I have some experience with pickpockets. I once caught a child thief unzipping my fanny pack on a crowded metro in Paris. Yes, I know, nothing screams tourist like a fanny pack, so what did I expect? I think (I hope) I look a little cooler today. My husband, Jim, had his clip-on sunglasses lifted from the backpack in Barcelona. I warn my adult children about the latest scams and danger areas whenever we travel together. They just roll their eyes. Suffice it to say, wherever there are tourists ripe for the picking, there are pickpockets ready to employ their skills and Pisa, Italy is loaded with opportunity. Here’s what happened.
Walking from our hotel with our bags in tow, we had some difficulty finding the small, regional train station at San Rossore. When we finally spotted it, the train station was across the tracks from us and signs announce it’s illegal to cross. You have to take the passageway under the tracks to the station and then return to the platform where the train will arrive.
As we discussed the situation, a group of tourists approached to validate their tickets at the yellow box nearby. We thought maybe we could buy tickets there but the tour guide explained that we had to go to the station to purchase tickets, then return to validate them before boarding the train at the platform on this side of the tracks. We were short of time and the next train would be hours later if we missed this one. I asked the tour guide, “You don’t happen to have any extra tickets, do you?” She said, “As a matter of fact, two people didn’t join us this morning so I do have two extra tickets.” What luck! Needless to say we bought them on the spot. A word of caution is in order here. Had someone appeared trying to sell us tickets, this may not be advisable. This, however, was undoubtedly a tour group and the guide had an Australian accent so I felt certain we weren’t going to be ripped off.
The train arrived soon thereafter and we waited for passengers to disembark before pressing forward in a group to board. As we boarded, a woman with a baby strapped to the front of her pushed through the crowd at the last minute to get off the train. In the crush of people, confusion ensued. Once the train got underway, one of the tour group realized someone had opened her fanny pack. Luckily, only her glasses which were on top, had been taken. Another in the group announced he’d lost his glasses as well. The pick pocket clearly used the “baby” as a cover to get into the two bags on her way through the throng. The tour guide used this as a teachable moment with her group as she pointed out that fortunately no one lost money or credit cards. The victims felt violated by the experience, nevertheless. We discussed and debriefed this upsetting episode during the 13 mile ride to Lucca.
5 simple travel tips to avoid being victimized:
- Keep in mind that popular tourist areas are inherently higher risk.
Be particularly alert whenever you are in a crowd and keep your hand on your purse or backpack zipper as you move through a crowd.
Be wary of people approaching with offers of help. I hesitate to even mention this one because I have encountered many friendly people who have given us directions or even led us to places but caution is still advisable.

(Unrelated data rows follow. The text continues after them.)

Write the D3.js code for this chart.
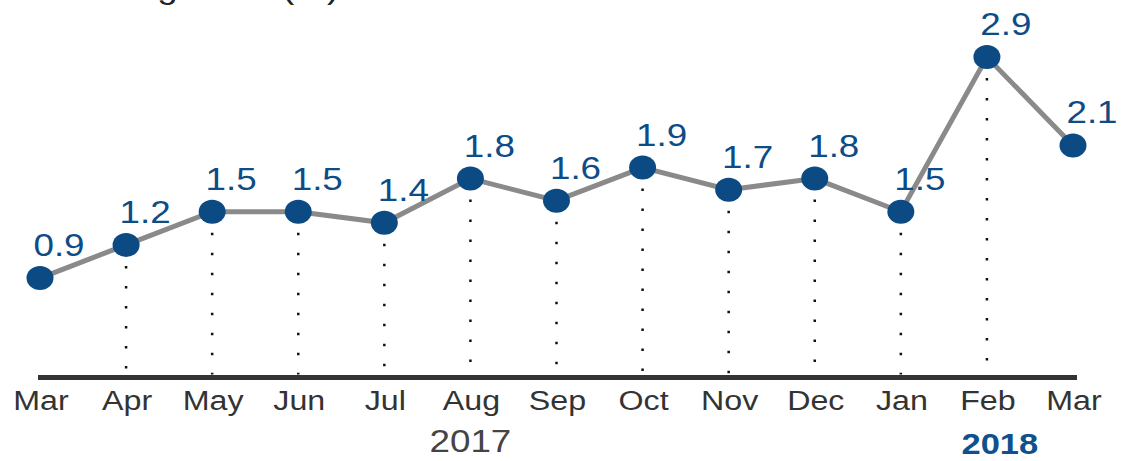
<!DOCTYPE html>
<html>
<head>
<meta charset="utf-8">
<script src="https://cdn.jsdelivr.net/npm/d3@7"></script>
<style>
  html, body { margin: 0; padding: 0; background: #fff; }
  text { font-family: "Liberation Sans", Arial, sans-serif; }
</style>
</head>
<body>
<div id="chart"></div>
<script>
// data
const months = ["Mar", "Apr", "May", "Jun", "Jul", "Aug", "Sep", "Oct", "Nov", "Dec", "Jan", "Feb", "Mar"];
const values = [0.9, 1.2, 1.5, 1.5, 1.4, 1.8, 1.6, 1.9, 1.7, 1.8, 1.5, 2.9, 2.1];
const years = [
  {label: "2017", at: 5.0, bold: false},
  {label: "2018", at: 11.15, bold: true}
];
const title = "Percentage rate (%)";

function main() {
  const width = 1121, height = 461;
  const sx = 1.15; // the source is a bit stretched sideways

  const svg = d3.select("#chart")
    .append("svg")
    .attr("width", width)
    .attr("height", height);

  const x = d3.scaleLinear()
    .domain([0, months.length - 1])
    .range([40, 1073]);

  const y = d3.scaleLinear()
    .domain([0, 3])
    .range([377.5, 46]);

  const data = values.map((v, i) => ({i: i, v: v, m: months[i]}));

  // title, cut off at the top edge
  svg.append("text")
    .attr("transform", `translate(10,-2) scale(${sx},1)`)
    .attr("font-size", "32px")
    .attr("fill", "#222")
    .text(title);

  // dotted drop lines (not for first and last point)
  svg.append("g")
    .selectAll("line")
    .data(data.filter(d => d.i > 0 && d.i < months.length - 1))
    .enter()
    .append("line")
    .attr("x1", d => x(d.i))
    .attr("x2", d => x(d.i))
    .attr("y1", d => y(d.v) + 21)
    .attr("y2", y(0) - 3)
    .attr("stroke", "#111")
    .attr("stroke-width", 2.5)
    .attr("stroke-dasharray", "2.5,17.5");

  // baseline
  svg.append("line")
    .attr("x1", 38)
    .attr("x2", 1077)
    .attr("y1", y(0))
    .attr("y2", y(0))
    .attr("stroke", "#333")
    .attr("stroke-width", 5);

  // line
  const line = d3.line()
    .x(d => x(d.i))
    .y(d => y(d.v));

  svg.append("path")
    .datum(data)
    .attr("d", line)
    .attr("fill", "none")
    .attr("stroke", "#8a8a8a")
    .attr("stroke-width", 5);

  // points
  svg.append("g")
    .selectAll("ellipse")
    .data(data)
    .enter()
    .append("ellipse")
    .attr("cx", d => x(d.i))
    .attr("cy", d => y(d.v))
    .attr("rx", 13.5)
    .attr("ry", 12)
    .attr("fill", "#0b4a82");

  // value labels
  svg.append("g")
    .selectAll("text")
    .data(data)
    .enter()
    .append("text")
    .attr("transform", d => `translate(${x(d.i) + 19},${y(d.v) - 22}) scale(${sx},1)`)
    .attr("text-anchor", "middle")
    .attr("font-size", "32px")
    .attr("fill", "#0d4c87")
    .text(d => d.v.toFixed(1));

  // month labels
  svg.append("g")
    .selectAll("text")
    .data(data)
    .enter()
    .append("text")
    .attr("transform", d => `translate(${x(d.i) + 1},410) scale(${sx},1)`)
    .attr("text-anchor", "middle")
    .attr("font-size", "28px")
    .attr("fill", "#333")
    .text(d => d.m);

  // year labels
  svg.append("g")
    .selectAll("text")
    .data(years)
    .enter()
    .append("text")
    .attr("transform", d => `translate(${x(d.at)},${d.bold ? 454 : 452}) scale(${sx},1)`)
    .attr("text-anchor", "middle")
    .attr("font-size", d => d.bold ? "30px" : "32px")
    .attr("font-weight", d => d.bold ? "bold" : "normal")
    .attr("fill", d => d.bold ? "#10508c" : "#444")
    .text(d => d.label);
}

main()
</script>
</body>
</html>
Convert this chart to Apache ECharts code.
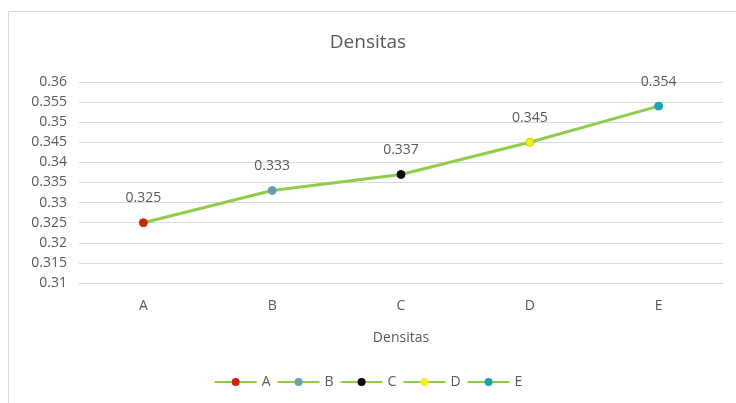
<!DOCTYPE html>
<html>
<head>
<meta charset="utf-8">
<script src="https://cdn.jsdelivr.net/npm/echarts@6/dist/echarts.min.js"></script>
<style>
  html, body { margin: 0; padding: 0; background: #fff; }
  #chart { width: 736px; height: 403px; }
</style>
</head>
<body>
<div id="chart"></div>
<script>
var categories = ['A', 'B', 'C', 'D', 'E'];
var values = [0.325, 0.333, 0.337, 0.345, 0.354];
var pointColors = ['#c9260b', '#6b9db2', '#0a0a0a', '#f2f21a', '#1aa2b6'];
var pointBorders = ['#c9260b', '#6b9db2', '#0a0a0a', '#c8c800', '#1aa2b6'];
var lineColor = '#8fcc4c';
var textColor = '#595959';
var font = 'Open Sans';

var mainData = values.map(function (v, i) {
    return {
        value: v,
        itemStyle: { color: pointColors[i], borderColor: pointBorders[i], borderWidth: 1 }
    };
});

// empty series only used so the legend shows one entry per point
var legendSeries = categories.map(function (c, i) {
    return {
        name: c,
        type: 'line',
        data: [],
        symbol: 'circle',
        symbolSize: 8,
        lineStyle: { color: lineColor, width: 3 },
        itemStyle: { color: pointColors[i], borderColor: pointBorders[i] }
    };
});

var option = {
    backgroundColor: '#fff',
    textStyle: { fontFamily: font },
    graphic: [{
        type: 'rect',
        shape: { x: 8.5, y: 11.5, width: 740, height: 400 },
        style: { fill: 'none', stroke: '#d9d9d9', lineWidth: 1 },
        silent: true
    }],
    title: {
        text: 'Densitas',
        left: 'center',
        top: 28,
        textStyle: { fontFamily: font, fontSize: 19, fontWeight: 'normal', color: textColor }
    },
    legend: {
        bottom: 9,
        left: 'center',
        data: categories,
        itemWidth: 42,
        itemHeight: 10,
        itemGap: 6,
        textStyle: { fontFamily: font, fontSize: 14, color: textColor }
    },
    grid: { left: 79, right: 13, top: 82, bottom: 120 },
    xAxis: {
        type: 'category',
        data: categories,
        boundaryGap: true,
        name: 'Densitas',
        nameLocation: 'middle',
        nameGap: 48,
        nameTextStyle: { fontFamily: font, fontSize: 14, color: textColor },
        axisLine: { lineStyle: { color: '#d9d9d9' } },
        axisTick: { show: false },
        axisLabel: { color: textColor, fontSize: 14, margin: 16 }
    },
    yAxis: {
        type: 'value',
        min: 0.31,
        max: 0.36,
        interval: 0.005,
        axisLine: { show: false },
        axisTick: { show: false },
        axisLabel: { color: textColor, fontSize: 14, margin: 12 },
        splitLine: { lineStyle: { color: '#d9d9d9' } }
    },
    series: [{
        name: 'Densitas',
        type: 'line',
        data: mainData,
        symbol: 'circle',
        symbolSize: 8,
        lineStyle: { color: lineColor, width: 3 },
        label: {
            show: true,
            position: 'top',
            distance: 13,
            color: textColor,
            fontSize: 14,
            fontFamily: font
        },
        z: 3
    }].concat(legendSeries)
};

var chart = echarts.init(document.getElementById('chart'));
chart.setOption(option);
</script>
</body>
</html>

A commotion is often used to divert your attention so move away and guard your valuables.
Google the latest travel scams for an area before you visit. You’ll be amazed by what you learn.
Enjoy your travels and stay safe.
Based on events in October, 2013
Great tips!!! We rented a car on our trip through Italy and got rear ended in Pisa by an old man in a teeny tiny Fiat. Sigh. Suffice it to say things were difficult with the language barrier —–it was an experience for the books, let me tell you. Nice post today! Thanks for sharing!!